Brand Tracking Influences the Whole Business
As your practice matures, brand awareness data starts to inform decisions across functions far beyond marketing. To connect brand activity to commercial outcomes more formally, see our branding ROI guide. Product teams gain insight from what the market says about your category. Sales teams learn which channels and content types produce the highest-awareness leads. Leadership gains confidence in brand investment because evidence connects brand activity to measurable business outcomes. Tracking transforms a brand from a soft concept into a strategic business asset.
Stay Flexible as the Landscape Evolves
The digital landscape will continue to evolve. New platforms will emerge.

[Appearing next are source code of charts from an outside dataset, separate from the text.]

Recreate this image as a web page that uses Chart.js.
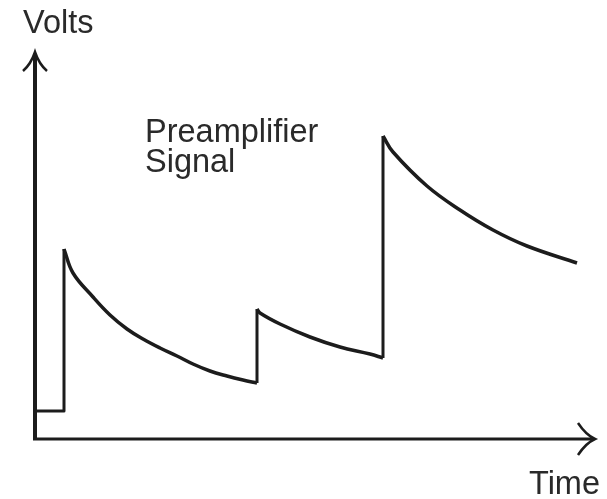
<!DOCTYPE html>
<html>
<head>
<meta charset="utf-8">
<script src="https://cdn.jsdelivr.net/npm/chart.js@4.4.0/dist/chart.umd.min.js"></script>
<style>
  html, body { margin: 0; padding: 0; background: #fff; }
  #wrap { width: 607px; height: 499px; }
</style>
</head>
<body>
<div id="wrap"><canvas id="chart" width="607" height="499"></canvas></div>
<script>
// signal (arbitrary time / volt units)
// straight parts: baseline and the three jumps
const stepTime = [0, 29, 29, null, 222, 222, null, 348, 348];
const stepVolts = [28, 28, 190, null, 56, 130, null, 81, 303];
// the three decays
const decay1Time = [29, 38, 58, 75, 92, 108, 125, 142, 158, 175, 192, 208, 222];
const decay1Volts = [190, 166, 142, 124, 110, 100, 91, 83, 75, 68, 63, 59, 56];
const decay2Time = [222, 225, 245, 275, 305, 335, 348];
const decay2Volts = [130, 126, 115, 102, 92, 85, 81];
const decay3Time = [348, 358, 392, 425, 458, 492, 542];
const decay3Volts = [303, 287, 253, 229, 209, 193, 176];

const xMax = 560;
const yMax = 387;
const ink = "#1c1c1c";

const pts = (t, v) => t.map((x, i) => ({ x: x, y: v[i] }));

// axes with arrow heads plus the text labels
const sketchAxes = {
  id: "sketchAxes",
  afterDatasetsDraw(chart) {
    const { ctx, scales } = chart;
    const x0 = scales.x.getPixelForValue(0);
    const y0 = scales.y.getPixelForValue(0);
    const xEnd = scales.x.getPixelForValue(xMax);
    const yEnd = scales.y.getPixelForValue(yMax);
    ctx.save();
    ctx.strokeStyle = ink;
    ctx.lineCap = "butt";

    // y axis
    ctx.lineWidth = 4;
    ctx.beginPath();
    ctx.moveTo(x0, y0 + 1);
    ctx.lineTo(x0, yEnd + 2);
    ctx.stroke();
    ctx.lineWidth = 2.5;
    ctx.beginPath();
    ctx.moveTo(x0 - 12, yEnd + 19);
    ctx.quadraticCurveTo(x0 - 4, yEnd + 12, x0, yEnd);
    ctx.quadraticCurveTo(x0 + 4, yEnd + 12, x0 + 12, yEnd + 19);
    ctx.stroke();

    // x axis
    ctx.lineWidth = 3;
    ctx.beginPath();
    ctx.moveTo(x0 - 2, y0);
    ctx.lineTo(xEnd - 2, y0);
    ctx.stroke();
    ctx.lineWidth = 2.5;
    ctx.beginPath();
    ctx.moveTo(xEnd - 17, y0 - 16);
    ctx.quadraticCurveTo(xEnd - 9, y0 - 4, xEnd, y0);
    ctx.quadraticCurveTo(xEnd - 9, y0 + 4, xEnd - 17, y0 + 16);
    ctx.stroke();

    // labels
    ctx.fillStyle = "#2a2a2a";
    ctx.font = "32.5px 'Liberation Sans', Arial, sans-serif";
    ctx.textBaseline = "alphabetic";
    ctx.textAlign = "left";
    ctx.fillText("Volts", 23, 33);
    ctx.fillText("Time", 529, 494);
    ctx.fillText("Preamplifier", 145, 142);
    ctx.fillText("Signal", 145, 172);
    ctx.restore();
  }
};

const lineStyle = {
  showLine: true,
  borderColor: ink,
  pointRadius: 0,
  spanGaps: false,
  borderJoinStyle: "round"
};

new Chart(document.getElementById("chart"), {
  type: "scatter",
  data: {
    datasets: [
      { ...lineStyle, data: pts(stepTime, stepVolts), borderWidth: 3, tension: 0 },
      { ...lineStyle, data: pts(decay1Time, decay1Volts), borderWidth: 3.5, tension: 0.4 },
      { ...lineStyle, data: pts(decay2Time, decay2Volts), borderWidth: 3.5, tension: 0.4 },
      { ...lineStyle, data: pts(decay3Time, decay3Volts), borderWidth: 3.5, tension: 0.4 }
    ]
  },
  options: {
    responsive: false,
    animation: false,
    layout: { padding: { left: 35, right: 12, top: 52, bottom: 60 } },
    plugins: { legend: { display: false }, tooltip: { enabled: false } },
    scales: {
      x: { type: "linear", min: 0, max: xMax, display: false },
      y: { type: "linear", min: 0, max: yMax, display: false }
    }
  },
  plugins: [sketchAxes]
});
</script>
</body>
</html>
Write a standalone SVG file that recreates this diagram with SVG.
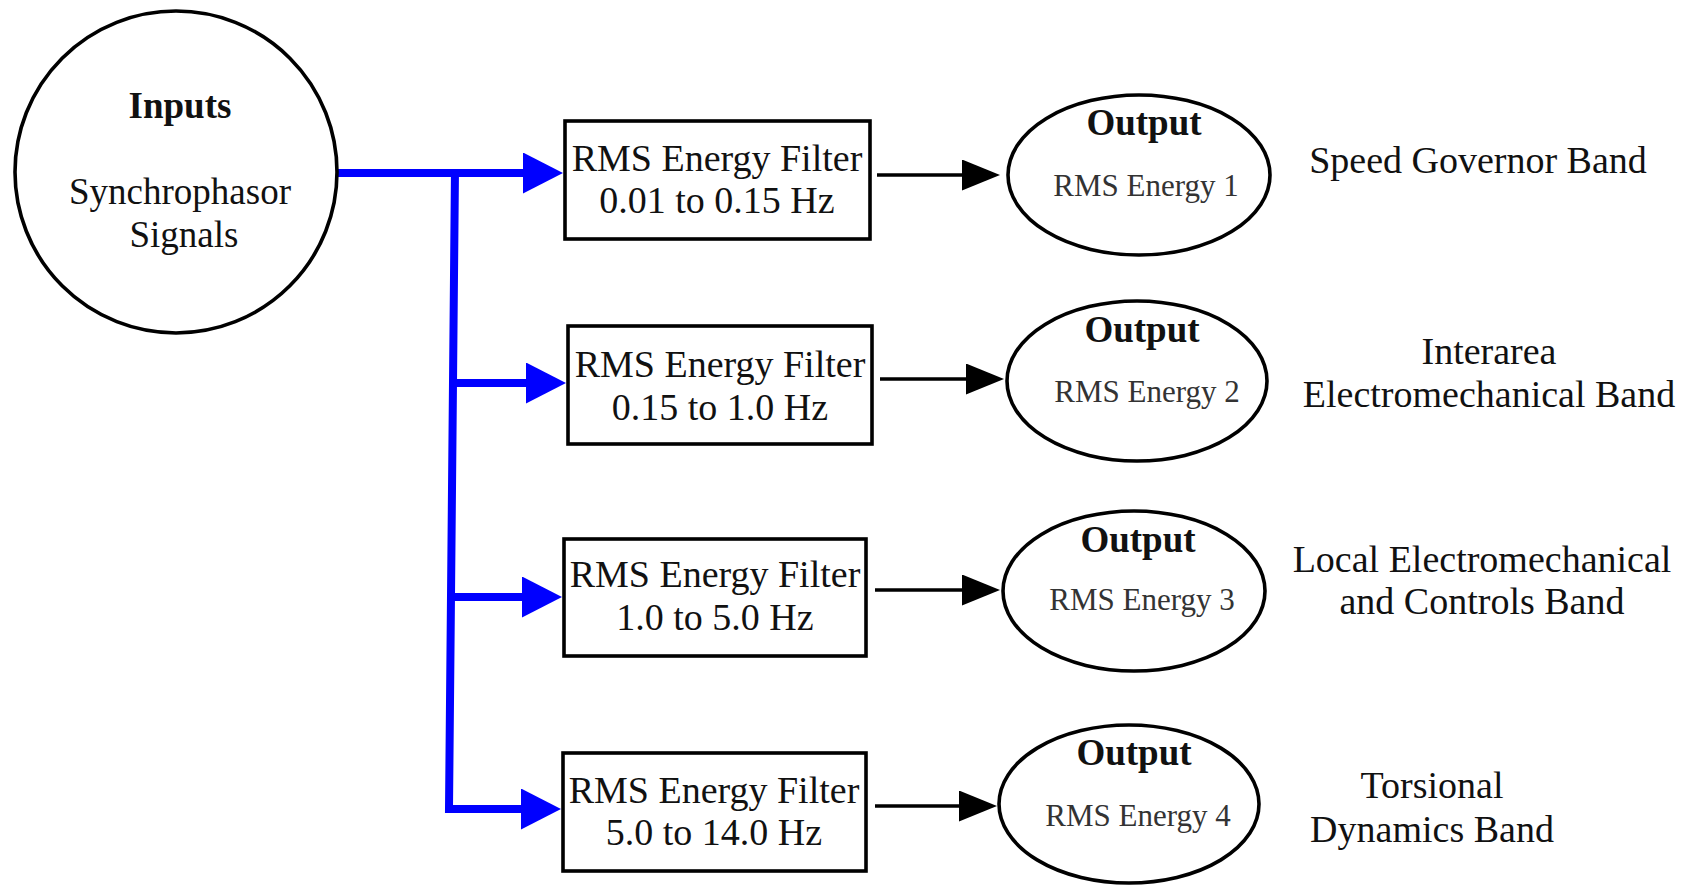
<svg xmlns="http://www.w3.org/2000/svg" width="1693" height="885" viewBox="0 0 1693 885" font-family="Liberation Serif, Times New Roman, Times, serif">
<defs>
<style>
.shape{fill:#fff;stroke:#000;stroke-width:3.6}
.t{fill:#111;text-anchor:middle}
.big{font-size:38px}
.circ{font-size:37px}
.inp{font-size:37px;font-weight:bold}
.out{font-size:37px;font-weight:bold}
.rms{font-size:31px;fill:#333}
.blue{fill:none;stroke:#0000ff;stroke-width:8;stroke-linejoin:miter}
.blk{fill:none;stroke:#000;stroke-width:3.5}
</style>
<marker id="bh" markerUnits="userSpaceOnUse" viewBox="0 0 40 41" refX="0" refY="20.5" markerWidth="40" markerHeight="41" orient="auto">
<path d="M0,0 L40,20.5 L0,41 Z" fill="#0000ff"/>
</marker>
<marker id="kh" markerUnits="userSpaceOnUse" viewBox="0 0 38 31" refX="0" refY="15.5" markerWidth="38" markerHeight="31" orient="auto">
<path d="M0,0 L38,15.5 L0,31 Z" fill="#000"/>
</marker>
</defs>
<rect width="1693" height="885" fill="#fff"/>

<g id="connectors">
<path class="blue" d="M337,173 H523" marker-end="url(#bh)"/>
<path class="blue" d="M455,169 L449,809 H521" marker-end="url(#bh)"/>
<path class="blue" d="M453,383 H526" marker-end="url(#bh)"/>
<path class="blue" d="M451,597 H522" marker-end="url(#bh)"/>
<path class="blk" d="M877,175 H962" marker-end="url(#kh)"/>
<path class="blk" d="M880,379 H966" marker-end="url(#kh)"/>
<path class="blk" d="M875,590 H962" marker-end="url(#kh)"/>
<path class="blk" d="M875,806 H959" marker-end="url(#kh)"/>
</g>

<g id="inputs">
<circle class="shape" cx="176" cy="172" r="161"/>
<text class="t inp" x="180" y="118">Inputs</text>
<text class="t circ" x="180" y="204">Synchrophasor</text>
<text class="t circ" x="184" y="247">Signals</text>
</g>

<g id="filter1">
<rect class="shape" x="565" y="121" width="305" height="118"/>
<text class="t big" x="717" y="171">RMS Energy Filter</text>
<text class="t big" x="717" y="213">0.01 to 0.15 Hz</text>
</g>
<g id="filter2">
<rect class="shape" x="568" y="326" width="304" height="118"/>
<text class="t big" x="720" y="377">RMS Energy Filter</text>
<text class="t big" x="720" y="420">0.15 to 1.0 Hz</text>
</g>
<g id="filter3">
<rect class="shape" x="564" y="539" width="302" height="117"/>
<text class="t big" x="715" y="587">RMS Energy Filter</text>
<text class="t big" x="715" y="630">1.0 to 5.0 Hz</text>
</g>
<g id="filter4">
<rect class="shape" x="563" y="753" width="303" height="118"/>
<text class="t big" x="714" y="803">RMS Energy Filter</text>
<text class="t big" x="714" y="845">5.0 to 14.0 Hz</text>
</g>

<g id="output1">
<ellipse class="shape" cx="1139" cy="175" rx="131" ry="80"/>
<text class="t out" x="1144" y="135">Output</text>
<text class="t rms" x="1146" y="196">RMS Energy 1</text>
</g>
<g id="output2">
<ellipse class="shape" cx="1137" cy="381" rx="130" ry="80"/>
<text class="t out" x="1142" y="342">Output</text>
<text class="t rms" x="1147" y="402">RMS Energy 2</text>
</g>
<g id="output3">
<ellipse class="shape" cx="1134" cy="591" rx="131" ry="80"/>
<text class="t out" x="1138" y="552">Output</text>
<text class="t rms" x="1142" y="610">RMS Energy 3</text>
</g>
<g id="output4">
<ellipse class="shape" cx="1129" cy="804" rx="130" ry="79"/>
<text class="t out" x="1134" y="765">Output</text>
<text class="t rms" x="1138" y="826">RMS Energy 4</text>
</g>

<g id="label1">
<text class="t big" x="1478" y="173">Speed Governor Band</text>
</g>
<g id="label2">
<text class="t big" x="1489" y="364">Interarea</text>
<text class="t big" x="1489" y="407">Electromechanical Band</text>
</g>
<g id="label3">
<text class="t big" x="1482" y="572">Local Electromechanical</text>
<text class="t big" x="1482" y="614">and Controls Band</text>
</g>
<g id="label4">
<text class="t big" x="1432" y="798">Torsional</text>
<text class="t big" x="1432" y="842">Dynamics Band</text>
</g>
</svg>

Search behavior will shift. Measurement tools will improve, and the metrics that matter most will keep changing. The brands best positioned to adapt are the ones that build a flexible, curious, and evidence-based approach to tracking digital brand awareness. No methodology stays perfect forever, and the willingness to update your approach is itself a competitive advantage.
Start small if you need to. Pick three metrics, build a monthly review habit, and let the practice develop from there. The most important step is the one that gets you measuring at all, because even imperfect data collected consistently outperforms perfect data that never gets collected. Tracking digital brand awareness is not a one-time task but an ongoing discipline. The brands that succeed are those that measure consistently, adapt quickly, and turn insights into action.